- _Collected data_
______________________________

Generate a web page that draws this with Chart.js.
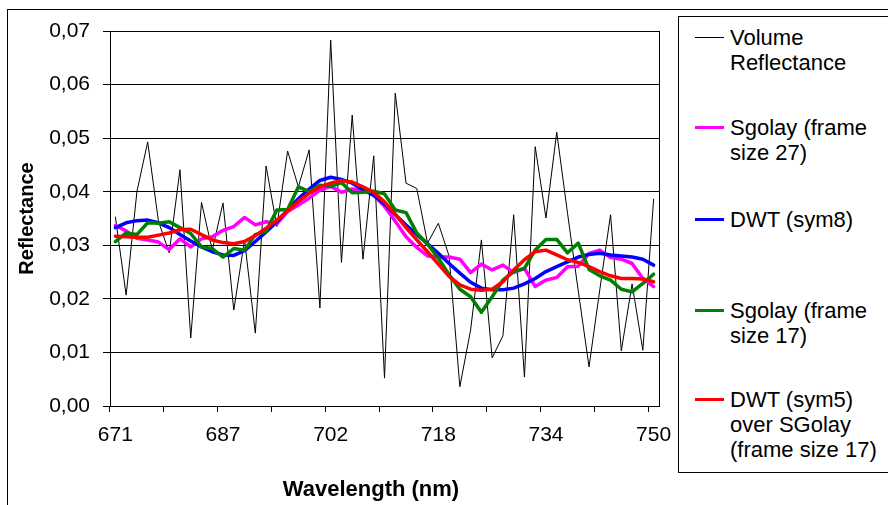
<!DOCTYPE html>
<html><head><meta charset="utf-8">
<script src="https://cdn.jsdelivr.net/npm/chart.js@4"></script>
<style>
html,body{margin:0;padding:0;background:#fff;width:888px;height:505px;overflow:hidden;font-family:"Liberation Sans",Arial,sans-serif;}
#wrap{position:relative;width:888px;height:505px;overflow:hidden;}
#frame{position:absolute;left:7px;top:9px;width:900px;height:520px;border:1px solid #000;box-sizing:border-box;}
canvas{position:absolute;left:0;top:0;}
#legend{position:absolute;left:678px;top:16px;width:260px;height:457px;border:1px solid #000;background:#fff;box-sizing:border-box;}
.item{position:absolute;left:0;width:250px;}
.swatch{position:absolute;left:16px;width:29px;}
.txt{position:absolute;left:51px;width:158px;font-size:22px;line-height:25px;color:#000;}
#xtitle{position:absolute;left:171px;width:400px;top:476px;text-align:center;font-weight:bold;font-size:22px;line-height:26px;color:#000;}
</style></head><body>
<div id="wrap"><div id="frame"></div><canvas id="c" width="888" height="505"></canvas><div id="legend"></div><div id="xtitle"></div></div>
<script>
const wavelengths = [671,673,674,676,677,679,680,682,684,685,
  687,688,690,691,693,694,696,697,699,701,
  702,704,705,707,708,710,712,713,715,716,
  718,719,721,723,724,726,727,729,731,732,
  734,736,737,739,740,742,744,745,747,748,750];

const volumeReflectance = [0.0353,0.0207,0.0400,0.0493,0.0345,0.0286,0.0441,0.0127,0.0380,0.0291,
  0.0379,0.0179,0.0310,0.0136,0.0448,0.0335,0.0476,0.0409,0.0478,0.0183,
  0.0683,0.0268,0.0543,0.0274,0.0467,0.0052,0.0584,0.0416,0.0406,0.0304,
  0.0341,0.0280,0.0036,0.0142,0.0310,0.0090,0.0131,0.0357,0.0054,0.0484,
  0.0351,0.0511,0.0360,0.0215,0.0073,0.0217,0.0357,0.0103,0.0228,0.0104,0.0386];

const sgolay27 = [0.0337,0.0327,0.0313,0.0310,0.0306,0.0292,0.0312,0.0297,0.0312,0.0316,
  0.0328,0.0335,0.0352,0.0338,0.0344,0.0340,0.0363,0.0375,0.0388,0.0403,
  0.0410,0.0399,0.0405,0.0403,0.0394,0.0373,0.0345,0.0316,0.0296,0.0280,
  0.0278,0.0278,0.0274,0.0249,0.0265,0.0254,0.0263,0.0249,0.0257,0.0223,
  0.0235,0.0240,0.0260,0.0261,0.0285,0.0291,0.0277,0.0274,0.0266,0.0238,0.0223];

const dwtSym8 = [0.0333,0.0342,0.0346,0.0347,0.0342,0.0333,0.0320,0.0308,0.0297,0.0288,
  0.0282,0.0281,0.0290,0.0307,0.0325,0.0344,0.0366,0.0387,0.0405,0.0421,
  0.0427,0.0423,0.0416,0.0404,0.0393,0.0377,0.0357,0.0338,0.0320,0.0303,
  0.0285,0.0266,0.0248,0.0231,0.0220,0.0217,0.0217,0.0220,0.0228,0.0238,
  0.0251,0.0260,0.0269,0.0278,0.0283,0.0285,0.0282,0.0280,0.0278,0.0274,0.0263];

const sgolay17 = [0.0307,0.0323,0.0320,0.0342,0.0341,0.0344,0.0333,0.0322,0.0297,0.0294,
  0.0278,0.0294,0.0291,0.0320,0.0326,0.0366,0.0367,0.0409,0.0400,0.0412,
  0.0410,0.0417,0.0398,0.0399,0.0401,0.0396,0.0366,0.0361,0.0323,0.0302,
  0.0276,0.0245,0.0218,0.0204,0.0175,0.0204,0.0235,0.0251,0.0257,0.0291,
  0.0311,0.0311,0.0286,0.0304,0.0255,0.0243,0.0235,0.0218,0.0213,0.0229,0.0246];

const dwtSym5OverSgolay = [0.0317,0.0316,0.0315,0.0315,0.0319,0.0323,0.0329,0.0330,0.0320,0.0310,
  0.0305,0.0303,0.0307,0.0318,0.0332,0.0347,0.0364,0.0382,0.0397,0.0409,
  0.0416,0.0421,0.0418,0.0409,0.0399,0.0381,0.0358,0.0333,0.0310,0.0288,
  0.0265,0.0242,0.0226,0.0218,0.0216,0.0218,0.0232,0.0254,0.0273,0.0288,
  0.0291,0.0282,0.0273,0.0268,0.0260,0.0251,0.0243,0.0238,0.0238,0.0237,0.0232];

const seriesLabels = ['Volume Reflectance','Sgolay (frame size 27)','DWT (sym8)','Sgolay (frame size 17)','DWT (sym5) over SGolay (frame size 17)'];
const yTicks = ['0,00','0,01','0,02','0,03','0,04','0,05','0,06','0,07'];
const xTitle = 'Wavelength (nm)';
const yTitle = 'Reflectance';

const FONT = '"Liberation Sans", Arial, sans-serif';
const colors = ['#000000','#FF00FF','#0000FF','#008000','#FF0000'];
const widths = [1,3.5,3.5,3.5,3.5];
const seriesData = [volumeReflectance,sgolay27,dwtSym8,sgolay17,dwtSym5OverSgolay];

const datasets = seriesData.map((d,k)=>({
  label: seriesLabels[k], data: d, borderColor: colors[k], backgroundColor: colors[k],
  borderWidth: widths[k], pointRadius: 0, tension: 0, fill: false, order: 5-k,
  borderCapStyle: 'round', borderJoinStyle: 'round'
}));

const plotBorder = {
  id:'plotBorder',
  afterDraw(c){
    const a=c.chartArea, g=c.ctx;
    g.save(); g.strokeStyle='#000'; g.lineWidth=1;
    const x=Math.round(a.right)+0.5;
    g.beginPath(); g.moveTo(x,Math.round(a.top)); g.lineTo(x,Math.round(a.bottom)+1); g.stroke();
    g.restore();
  }
};

new Chart(document.getElementById('c'), {
  type:'line',
  data:{labels: wavelengths, datasets},
  options:{
    responsive:false, animation:false, devicePixelRatio:1,
    layout:{padding:{left:7,top:31,right:229,bottom:0}},
    plugins:{legend:{display:false}, tooltip:{enabled:false}},
    scales:{
      x:{
        type:'category', offset:true,
        grid:{display:true, offset:true, drawOnChartArea:false, drawTicks:true, tickLength:6,
              color:(ctx)=> (ctx.index%5===0 && ctx.index<=50) ? '#000' : 'rgba(0,0,0,0)', lineWidth:1},
        border:{display:true,color:'#000',width:1},
        ticks:{autoSkip:false, maxRotation:0, minRotation:0, padding:11, color:'#000',
               font:{family:FONT,size:21},
               callback:(v,i)=> i%10===0 ? String(wavelengths[i]) : ''},
        title:{display:false},
        afterFit:(s)=>{s.height=99;}
      },
      y:{
        min:0, max:0.07,
        ticks:{stepSize:0.01, padding:13, color:'#000', font:{family:FONT,size:21},
               callback:(v,i)=> yTicks[Math.round(v*100)]},
        grid:{color:'#000', lineWidth:1, tickLength:7, drawTicks:true},
        border:{display:true,color:'#000',width:1},
        title:{display:true,text:yTitle,color:'#000',
               font:{family:FONT,size:20,weight:'bold'},padding:{top:8,bottom:0}},
        afterFit:(s)=>{s.width=103;}
      }
    }
  },
  plugins:[plotBorder]
});

document.getElementById('xtitle').textContent = xTitle;

// HTML legend
const legend = document.getElementById('legend');
const itemTops = [7.5, 97.5, 189.5, 280.5, 369.5];
seriesLabels.forEach((lab,k)=>{
  const it=document.createElement('div'); it.className='item'; it.style.top=itemTops[k]+'px';
  const sw=document.createElement('div'); sw.className='swatch';
  const th = k===0 ? 1 : 3;
  sw.style.height=th+'px'; sw.style.top=(12.5-th/2)+'px'; sw.style.background=colors[k];
  const tx=document.createElement('div'); tx.className='txt'; tx.textContent=lab;
  it.appendChild(sw); it.appendChild(tx); legend.appendChild(it);
});
</script>
</body></html>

______________________________

- _Task instructions_
Without the pictures, please reproduce each line of the listing above exactly, from the first one through the line bearing "734,736,737,739,740,742,744,745,747,748,750];".

- _Task result_
Generate a web page that draws this with Chart.js.
<!DOCTYPE html>
<html><head><meta charset="utf-8">
<script src="https://cdn.jsdelivr.net/npm/chart.js@4"></script>
<style>
html,body{margin:0;padding:0;background:#fff;width:888px;height:505px;overflow:hidden;font-family:"Liberation Sans",Arial,sans-serif;}
#wrap{position:relative;width:888px;height:505px;overflow:hidden;}
#frame{position:absolute;left:7px;top:9px;width:900px;height:520px;border:1px solid #000;box-sizing:border-box;}
canvas{position:absolute;left:0;top:0;}
#legend{position:absolute;left:678px;top:16px;width:260px;height:457px;border:1px solid #000;background:#fff;box-sizing:border-box;}
.item{position:absolute;left:0;width:250px;}
.swatch{position:absolute;left:16px;width:29px;}
.txt{position:absolute;left:51px;width:158px;font-size:22px;line-height:25px;color:#000;}
#xtitle{position:absolute;left:171px;width:400px;top:476px;text-align:center;font-weight:bold;font-size:22px;line-height:26px;color:#000;}
</style></head><body>
<div id="wrap"><div id="frame"></div><canvas id="c" width="888" height="505"></canvas><div id="legend"></div><div id="xtitle"></div></div>
<script>
const wavelengths = [671,673,674,676,677,679,680,682,684,685,
  687,688,690,691,693,694,696,697,699,701,
  702,704,705,707,708,710,712,713,715,716,
  718,719,721,723,724,726,727,729,731,732,
  734,736,737,739,740,742,744,745,747,748,750];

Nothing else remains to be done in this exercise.